* BEGIN Dataset excerpt *

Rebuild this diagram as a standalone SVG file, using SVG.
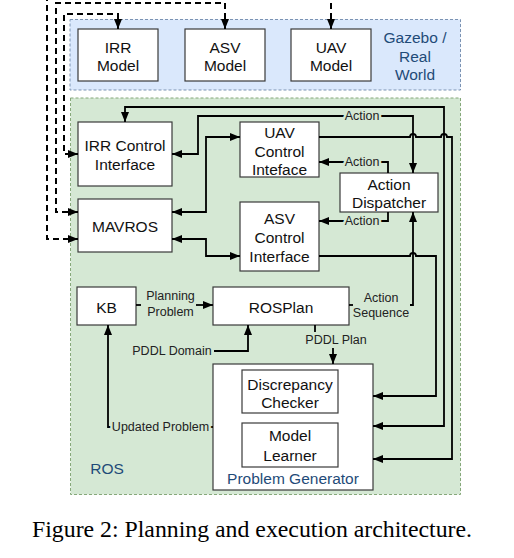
<svg xmlns="http://www.w3.org/2000/svg" width="514" height="558" viewBox="0 0 514 558">
<style>
.box{fill:#fff;stroke:#3a3a3a;stroke-width:1.2}
.t{font-family:"Liberation Sans",Arial,sans-serif;font-size:15.5px;fill:#111;text-anchor:middle}
.bt{font-family:"Liberation Sans",Arial,sans-serif;font-size:15.5px;fill:#1f4b78;text-anchor:middle}
.lbl{font-family:"Liberation Sans",Arial,sans-serif;font-size:12.5px;fill:#222;text-anchor:middle;paint-order:stroke;stroke:#d5e8d4;stroke-width:5px;stroke-linejoin:round}
.c{fill:none;stroke:#000;stroke-width:1.8}
.d{fill:none;stroke:#000;stroke-width:2;stroke-dasharray:6,4}
.a{marker-end:url(#ah)}
.aa{marker-start:url(#ah);marker-end:url(#ah)}
</style>
<defs>
<marker id="ah" viewBox="0 0 10 8" refX="10" refY="4" markerWidth="10" markerHeight="8" markerUnits="userSpaceOnUse" orient="auto-start-reverse">
<path d="M0,0 L10,4 L0,8 z" fill="#000"/>
</marker>
</defs>
<rect width="514" height="558" fill="#fff"/>

<g id="gazebo">
<rect x="70" y="19.5" width="390.5" height="70.5" fill="#dae8fc" stroke="#7b93b3" stroke-width="1" stroke-dasharray="3,2"/>
<text class="bt" x="415" y="43">Gazebo /</text>
<text class="bt" x="415" y="62">Real</text>
<text class="bt" x="415" y="80">World</text>
</g>
<g id="ros">
<rect x="70.5" y="98" width="390" height="396.5" fill="#d5e8d4" stroke="#86a87a" stroke-width="1" stroke-dasharray="3,2"/>
<text class="bt" x="107" y="474">ROS</text>
</g>

<g id="irr-model"><rect class="box" x="78" y="29" width="80" height="52"/><text class="t" x="118" y="53">IRR</text><text class="t" x="118" y="71">Model</text></g>
<g id="asv-model"><rect class="box" x="185" y="29" width="80" height="52"/><text class="t" x="225" y="53">ASV</text><text class="t" x="225" y="71">Model</text></g>
<g id="uav-model"><rect class="box" x="291" y="29" width="80" height="52"/><text class="t" x="331" y="53">UAV</text><text class="t" x="331" y="71">Model</text></g>

<g id="irr-control"><rect class="box" x="78" y="122" width="94" height="64"/><text class="t" x="125" y="151">IRR Control</text><text class="t" x="125" y="170">Interface</text></g>
<g id="mavros"><rect class="box" x="78" y="199" width="94" height="53"/><text class="t" x="125" y="232">MAVROS</text></g>
<g id="uav-control"><rect class="box" x="240" y="122" width="79" height="55"/><text class="t" x="279.5" y="138">UAV</text><text class="t" x="279.5" y="157">Control</text><text class="t" x="279.5" y="175">Inteface</text></g>
<g id="asv-control"><rect class="box" x="240" y="202" width="79" height="69"/><text class="t" x="279.5" y="224">ASV</text><text class="t" x="279.5" y="243">Control</text><text class="t" x="279.5" y="262">Interface</text></g>
<g id="action-dispatcher"><rect class="box" x="340" y="173" width="98" height="39"/><text class="t" x="389" y="190">Action</text><text class="t" x="389" y="208">Dispatcher</text></g>
<g id="kb"><rect class="box" x="77" y="287" width="59" height="38"/><text class="t" x="106.5" y="313">KB</text></g>
<g id="rosplan"><rect class="box" x="213" y="287" width="136" height="38"/><text class="t" x="281" y="313">ROSPlan</text></g>
<g id="problem-generator"><rect class="box" x="213" y="364" width="160" height="126"/><text class="bt" x="293" y="484">Problem Generator</text></g>
<g id="discrepancy-checker"><rect class="box" x="242" y="370" width="96" height="43"/><text class="t" x="290" y="390">Discrepancy</text><text class="t" x="290" y="408">Checker</text></g>
<g id="model-learner"><rect class="box" x="242" y="423" width="96" height="44"/><text class="t" x="290" y="441">Model</text><text class="t" x="290" y="461">Learner</text></g>

<g id="connectors">
<path class="d aa" d="M118,29 V14 H64 V154 H78"/>
<path class="d aa" d="M225,29 V3 H56 V212 H78"/>
<path class="d aa" d="M331,29 V-6 H47 V239 H78"/>

<path class="c aa" d="M125,122 V107 H444 V426 H373"/>
<path class="c aa" d="M172,154 H198 V116 H413 V173"/>
<path class="c a" d="M319,137 H410 a3,3 0 0 1 6,0 H441 a3,3 0 0 1 6,0 H452 V459 H373"/>
<path class="c a" d="M319,256 H410 a3,3 0 0 1 6,0 H436 V396 H373"/>
<path class="c aa" d="M172,212 H206 V137 H240"/>
<path class="c aa" d="M172,239 H206 V256 H240"/>
<path class="c a" d="M388,173 V162 H319"/>
<path class="c a" d="M388,212 V221 H319"/>
<path class="c" d="M349,305 H353"/>
<path class="c a" d="M410,305 H413 V212"/>
<path class="c" d="M136,305 H141"/>
<path class="c a" d="M196,305 H213"/>
<path class="c a" d="M214,351 H248 V325"/>
<path class="c" d="M315,325 V332"/>
<path class="c a" d="M333,348 V364"/>
<path class="c" d="M209,427 H213"/>
<path class="c a" d="M111,427 H108 V325"/>

<text class="lbl" x="362" y="120">Action</text>
<text class="lbl" x="362" y="166">Action</text>
<text class="lbl" x="362" y="225">Action</text>
<text class="lbl" x="381" y="302">Action</text>
<text class="lbl" x="381" y="317">Sequence</text>
<text class="lbl" x="170.5" y="300">Planning</text>
<text class="lbl" x="170.5" y="316">Problem</text>
<text class="lbl" x="172" y="355">PDDL Domain</text>
<text class="lbl" x="336" y="344">PDDL Plan</text>
<text class="lbl" x="160.5" y="431">Updated Problem</text>
</g>

<text x="252" y="537" font-family="'Liberation Serif','Times New Roman',serif" font-size="22.5" fill="#000" text-anchor="middle" textLength="440" lengthAdjust="spacingAndGlyphs">Figure 2: Planning and execution architecture.</text>
</svg>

* END Dataset excerpt *

▶ **Exercise instructions**
Quote all the lines above exactly as given. Do not include the pictures.

▶ **Exercise response**
Rebuild this diagram as a standalone SVG file, using SVG.
<svg xmlns="http://www.w3.org/2000/svg" width="514" height="558" viewBox="0 0 514 558">
<style>
.box{fill:#fff;stroke:#3a3a3a;stroke-width:1.2}
.t{font-family:"Liberation Sans",Arial,sans-serif;font-size:15.5px;fill:#111;text-anchor:middle}
.bt{font-family:"Liberation Sans",Arial,sans-serif;font-size:15.5px;fill:#1f4b78;text-anchor:middle}
.lbl{font-family:"Liberation Sans",Arial,sans-serif;font-size:12.5px;fill:#222;text-anchor:middle;paint-order:stroke;stroke:#d5e8d4;stroke-width:5px;stroke-linejoin:round}
.c{fill:none;stroke:#000;stroke-width:1.8}
.d{fill:none;stroke:#000;stroke-width:2;stroke-dasharray:6,4}
.a{marker-end:url(#ah)}
.aa{marker-start:url(#ah);marker-end:url(#ah)}
</style>
<defs>
<marker id="ah" viewBox="0 0 10 8" refX="10" refY="4" markerWidth="10" markerHeight="8" markerUnits="userSpaceOnUse" orient="auto-start-reverse">
<path d="M0,0 L10,4 L0,8 z" fill="#000"/>
</marker>
</defs>
<rect width="514" height="558" fill="#fff"/>

<g id="gazebo">
<rect x="70" y="19.5" width="390.5" height="70.5" fill="#dae8fc" stroke="#7b93b3" stroke-width="1" stroke-dasharray="3,2"/>
<text class="bt" x="415" y="43">Gazebo /</text>
<text class="bt" x="415" y="62">Real</text>
<text class="bt" x="415" y="80">World</text>
</g>
<g id="ros">
<rect x="70.5" y="98" width="390" height="396.5" fill="#d5e8d4" stroke="#86a87a" stroke-width="1" stroke-dasharray="3,2"/>
<text class="bt" x="107" y="474">ROS</text>
</g>

<g id="irr-model"><rect class="box" x="78" y="29" width="80" height="52"/><text class="t" x="118" y="53">IRR</text><text class="t" x="118" y="71">Model</text></g>
<g id="asv-model"><rect class="box" x="185" y="29" width="80" height="52"/><text class="t" x="225" y="53">ASV</text><text class="t" x="225" y="71">Model</text></g>
<g id="uav-model"><rect class="box" x="291" y="29" width="80" height="52"/><text class="t" x="331" y="53">UAV</text><text class="t" x="331" y="71">Model</text></g>

<g id="irr-control"><rect class="box" x="78" y="122" width="94" height="64"/><text class="t" x="125" y="151">IRR Control</text><text class="t" x="125" y="170">Interface</text></g>
<g id="mavros"><rect class="box" x="78" y="199" width="94" height="53"/><text class="t" x="125" y="232">MAVROS</text></g>
<g id="uav-control"><rect class="box" x="240" y="122" width="79" height="55"/><text class="t" x="279.5" y="138">UAV</text><text class="t" x="279.5" y="157">Control</text><text class="t" x="279.5" y="175">Inteface</text></g>
<g id="asv-control"><rect class="box" x="240" y="202" width="79" height="69"/><text class="t" x="279.5" y="224">ASV</text><text class="t" x="279.5" y="243">Control</text><text class="t" x="279.5" y="262">Interface</text></g>
<g id="action-dispatcher"><rect class="box" x="340" y="173" width="98" height="39"/><text class="t" x="389" y="190">Action</text><text class="t" x="389" y="208">Dispatcher</text></g>
<g id="kb"><rect class="box" x="77" y="287" width="59" height="38"/><text class="t" x="106.5" y="313">KB</text></g>
<g id="rosplan"><rect class="box" x="213" y="287" width="136" height="38"/><text class="t" x="281" y="313">ROSPlan</text></g>
<g id="problem-generator"><rect class="box" x="213" y="364" width="160" height="126"/><text class="bt" x="293" y="484">Problem Generator</text></g>
<g id="discrepancy-checker"><rect class="box" x="242" y="370" width="96" height="43"/><text class="t" x="290" y="390">Discrepancy</text><text class="t" x="290" y="408">Checker</text></g>
<g id="model-learner"><rect class="box" x="242" y="423" width="96" height="44"/><text class="t" x="290" y="441">Model</text><text class="t" x="290" y="461">Learner</text></g>

<g id="connectors">
<path class="d aa" d="M118,29 V14 H64 V154 H78"/>
<path class="d aa" d="M225,29 V3 H56 V212 H78"/>
<path class="d aa" d="M331,29 V-6 H47 V239 H78"/>

<path class="c aa" d="M125,122 V107 H444 V426 H373"/>
<path class="c aa" d="M172,154 H198 V116 H413 V173"/>
<path class="c a" d="M319,137 H410 a3,3 0 0 1 6,0 H441 a3,3 0 0 1 6,0 H452 V459 H373"/>
<path class="c a" d="M319,256 H410 a3,3 0 0 1 6,0 H436 V396 H373"/>
<path class="c aa" d="M172,212 H206 V137 H240"/>
<path class="c aa" d="M172,239 H206 V256 H240"/>
<path class="c a" d="M388,173 V162 H319"/>
<path class="c a" d="M388,212 V221 H319"/>
<path class="c" d="M349,305 H353"/>
<path class="c a" d="M410,305 H413 V212"/>
<path class="c" d="M136,305 H141"/>
<path class="c a" d="M196,305 H213"/>
<path class="c a" d="M214,351 H248 V325"/>
<path class="c" d="M315,325 V332"/>
<path class="c a" d="M333,348 V364"/>
<path class="c" d="M209,427 H213"/>
<path class="c a" d="M111,427 H108 V325"/>

<text class="lbl" x="362" y="120">Action</text>
<text class="lbl" x="362" y="166">Action</text>
<text class="lbl" x="362" y="225">Action</text>
<text class="lbl" x="381" y="302">Action</text>
<text class="lbl" x="381" y="317">Sequence</text>
<text class="lbl" x="170.5" y="300">Planning</text>
<text class="lbl" x="170.5" y="316">Problem</text>
<text class="lbl" x="172" y="355">PDDL Domain</text>
<text class="lbl" x="336" y="344">PDDL Plan</text>
<text class="lbl" x="160.5" y="431">Updated Problem</text>
</g>

<text x="252" y="537" font-family="'Liberation Serif','Times New Roman',serif" font-size="22.5" fill="#000" text-anchor="middle" textLength="440" lengthAdjust="spacingAndGlyphs">Figure 2: Planning and execution architecture.</text>
</svg>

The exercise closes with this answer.